** GIVEN DATA **

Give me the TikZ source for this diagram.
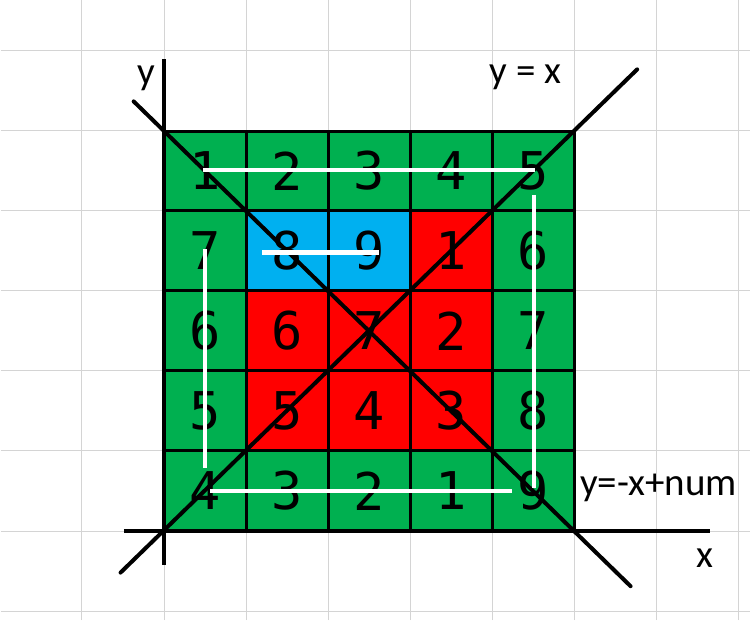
\documentclass[tikz,border=0pt]{standalone}
\usepackage{fontspec}
\setmainfont{Carlito}
\newfontfamily\cellfont{DejaVu Sans Mono}
\definecolor{cellgreen}{HTML}{00B050}
\definecolor{cellblue}{HTML}{00B0F0}
\definecolor{cellred}{HTML}{FF0000}
\definecolor{sheetgray}{HTML}{D4D4D4}

\begin{document}
\begin{tikzpicture}[x=82pt, y=80pt,
  num/.style={font=\cellfont\fontsize{52}{52}\selectfont, inner sep=0pt},
  lbl/.style={font=\fontsize{39}{42}\selectfont, inner sep=0pt},
  walk/.style={white, line width=4.5pt}]
  \useasboundingbox (-2,-1.1125) rectangle (7.1463,6.6375);
  % sheet grid in the background
  \draw[sheetgray, line width=1pt, step=1] (-1.99,-1.1125) grid (7.1463,6.6375);
  % coloured cells
  \fill[cellgreen] (0,0) rectangle (5,5);
  \fill[cellred] (1,1) rectangle (4,3);
  \fill[cellred] (3,3) rectangle (4,4);
  \fill[cellblue] (1,3) rectangle (3,4);
  \draw[line width=3pt, step=1] (0,0) grid (5,5);
  % numbers, row by row from the top
  \node[num] (n11) at (0.5,4.5) {1};
  \node[num] (n12) at (1.5,4.5) {2};
  \node[num] (n13) at (2.5,4.5) {3};
  \node[num] (n14) at (3.5,4.5) {4};
  \node[num] (n15) at (4.5,4.5) {5};
  \node[num] (n21) at (0.5,3.5) {7};
  \node[num] (n22) at (1.5,3.5) {8};
  \node[num] (n23) at (2.5,3.5) {9};
  \node[num] (n24) at (3.5,3.5) {1};
  \node[num] (n25) at (4.5,3.5) {6};
  \node[num] (n31) at (0.5,2.5) {6};
  \node[num] (n32) at (1.5,2.5) {6};
  \node[num] (n33) at (2.5,2.5) {7};
  \node[num] (n34) at (3.5,2.5) {2};
  \node[num] (n35) at (4.5,2.5) {7};
  \node[num] (n41) at (0.5,1.5) {5};
  \node[num] (n42) at (1.5,1.5) {5};
  \node[num] (n43) at (2.5,1.5) {4};
  \node[num] (n44) at (3.5,1.5) {3};
  \node[num] (n45) at (4.5,1.5) {8};
  \node[num] (n51) at (0.5,0.5) {4};
  \node[num] (n52) at (1.5,0.5) {3};
  \node[num] (n53) at (2.5,0.5) {2};
  \node[num] (n54) at (3.5,0.5) {1};
  \node[num] (n55) at (4.5,0.5) {9};
  % axes and the two diagonals
  \coordinate (O) at (0,0);
  \coordinate (Ytop) at (0,5.9);
  \coordinate (Ybot) at (0,-0.42);
  \coordinate (Xl) at (-0.49,0);
  \coordinate (Xr) at (6.66,0);
  \coordinate (D1) at (-0.53,-0.52);
  \coordinate (D2) at (5.77,5.77);
  \coordinate (A1) at (-0.37,5.37);
  \coordinate (A2) at (5.69,-0.69);
  \draw[line width=4.5pt] (Ybot) -- (Ytop);
  \draw[line width=4.5pt] (Xl) -- (Xr);
  \draw[line width=4pt, line cap=round] (D1) -- (D2);
  \draw[line width=4pt, line cap=round] (A1) -- (A2);
  % white path through the cells
  \coordinate (w1) at (0.48,4.51);
  \coordinate (w2) at (4.52,4.51);
  \coordinate (w3) at (4.51,4.2);
  \coordinate (w4) at (4.51,0.54);
  \coordinate (w5) at (4.24,0.5);
  \coordinate (w6) at (0.56,0.5);
  \coordinate (w7) at (0.5,0.79);
  \coordinate (w8) at (0.5,3.52);
  \coordinate (w9) at (1.2,3.48);
  \coordinate (w10) at (2.62,3.48);
  \draw[walk] (w1) -- (w2);
  \draw[walk] (w3) -- (w4);
  \draw[walk] (w5) -- (w6);
  \draw[walk] (w7) -- (w8);
  \draw[walk] (w9) -- (w10);
  % labels
  \node[lbl] (ylab) at (-0.21,5.66) {y};
  \node[lbl] (diaglab) at (4.41,5.675) {y = x};
  \node[lbl, anchor=west] (antilab) at (5.073,0.544) {y=-x+num};
  \node[lbl] (xlab) at (6.6,-0.34) {x};
\end{tikzpicture}
\end{document}
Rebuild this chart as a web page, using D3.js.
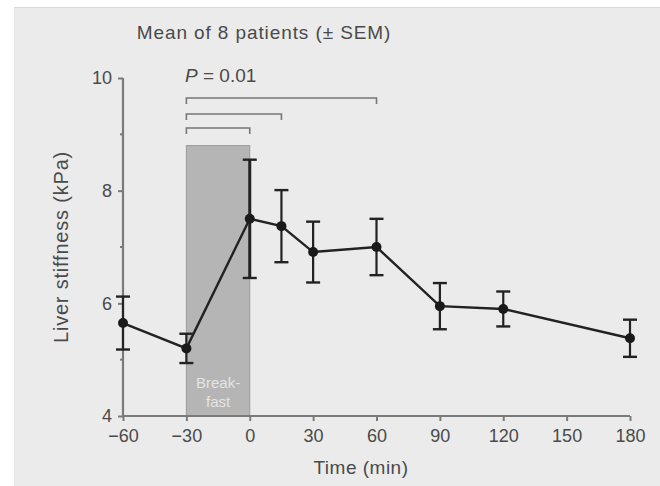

** DO THIS **
Copy every record character for character. Skip the pictures.

** CORRECT RESULT **
Give me the TikZ source for this diagram.
\documentclass[tikz,border=0pt]{standalone}
\usepackage{fontspec}
\setmainfont{Carlito}
\newfontfamily\cellfont{DejaVu Sans Mono}
\definecolor{cellgreen}{HTML}{00B050}
\definecolor{cellblue}{HTML}{00B0F0}
\definecolor{cellred}{HTML}{FF0000}
\definecolor{sheetgray}{HTML}{D4D4D4}

\begin{document}
\begin{tikzpicture}[x=82pt, y=80pt,
  num/.style={font=\cellfont\fontsize{52}{52}\selectfont, inner sep=0pt},
  lbl/.style={font=\fontsize{39}{42}\selectfont, inner sep=0pt},
  walk/.style={white, line width=4.5pt}]
  \useasboundingbox (-2,-1.1125) rectangle (7.1463,6.6375);
  % sheet grid in the background
  \draw[sheetgray, line width=1pt, step=1] (-1.99,-1.1125) grid (7.1463,6.6375);
  % coloured cells
  \fill[cellgreen] (0,0) rectangle (5,5);
  \fill[cellred] (1,1) rectangle (4,3);
  \fill[cellred] (3,3) rectangle (4,4);
  \fill[cellblue] (1,3) rectangle (3,4);
  \draw[line width=3pt, step=1] (0,0) grid (5,5);
  % numbers, row by row from the top
  \node[num] (n11) at (0.5,4.5) {1};
  \node[num] (n12) at (1.5,4.5) {2};
  \node[num] (n13) at (2.5,4.5) {3};
  \node[num] (n14) at (3.5,4.5) {4};
  \node[num] (n15) at (4.5,4.5) {5};
  \node[num] (n21) at (0.5,3.5) {7};
  \node[num] (n22) at (1.5,3.5) {8};
  \node[num] (n23) at (2.5,3.5) {9};
  \node[num] (n24) at (3.5,3.5) {1};
  \node[num] (n25) at (4.5,3.5) {6};
  \node[num] (n31) at (0.5,2.5) {6};
  \node[num] (n32) at (1.5,2.5) {6};
  \node[num] (n33) at (2.5,2.5) {7};
  \node[num] (n34) at (3.5,2.5) {2};
  \node[num] (n35) at (4.5,2.5) {7};
  \node[num] (n41) at (0.5,1.5) {5};
  \node[num] (n42) at (1.5,1.5) {5};
  \node[num] (n43) at (2.5,1.5) {4};
  \node[num] (n44) at (3.5,1.5) {3};
  \node[num] (n45) at (4.5,1.5) {8};
  \node[num] (n51) at (0.5,0.5) {4};
  \node[num] (n52) at (1.5,0.5) {3};
  \node[num] (n53) at (2.5,0.5) {2};
  \node[num] (n54) at (3.5,0.5) {1};
  \node[num] (n55) at (4.5,0.5) {9};
  % axes and the two diagonals
  \coordinate (O) at (0,0);
  \coordinate (Ytop) at (0,5.9);
  \coordinate (Ybot) at (0,-0.42);
  \coordinate (Xl) at (-0.49,0);
  \coordinate (Xr) at (6.66,0);
  \coordinate (D1) at (-0.53,-0.52);
  \coordinate (D2) at (5.77,5.77);
  \coordinate (A1) at (-0.37,5.37);
  \coordinate (A2) at (5.69,-0.69);
  \draw[line width=4.5pt] (Ybot) -- (Ytop);
  \draw[line width=4.5pt] (Xl) -- (Xr);
  \draw[line width=4pt, line cap=round] (D1) -- (D2);
  \draw[line width=4pt, line cap=round] (A1) -- (A2);
  % white path through the cells
  \coordinate (w1) at (0.48,4.51);
  \coordinate (w2) at (4.52,4.51);
  \coordinate (w3) at (4.51,4.2);
  \coordinate (w4) at (4.51,0.54);
  \coordinate (w5) at (4.24,0.5);
  \coordinate (w6) at (0.56,0.5);
  \coordinate (w7) at (0.5,0.79);
  \coordinate (w8) at (0.5,3.52);
  \coordinate (w9) at (1.2,3.48);
  \coordinate (w10) at (2.62,3.48);
  \draw[walk] (w1) -- (w2);
  \draw[walk] (w3) -- (w4);
  \draw[walk] (w5) -- (w6);
  \draw[walk] (w7) -- (w8);
  \draw[walk] (w9) -- (w10);
  % labels
  \node[lbl] (ylab) at (-0.21,5.66) {y};
  \node[lbl] (diaglab) at (4.41,5.675) {y = x};
  \node[lbl, anchor=west] (antilab) at (5.073,0.544) {y=-x+num};
  \node[lbl] (xlab) at (6.6,-0.34) {x};
\end{tikzpicture}
\end{document}
Rebuild this chart as a web page, using D3.js.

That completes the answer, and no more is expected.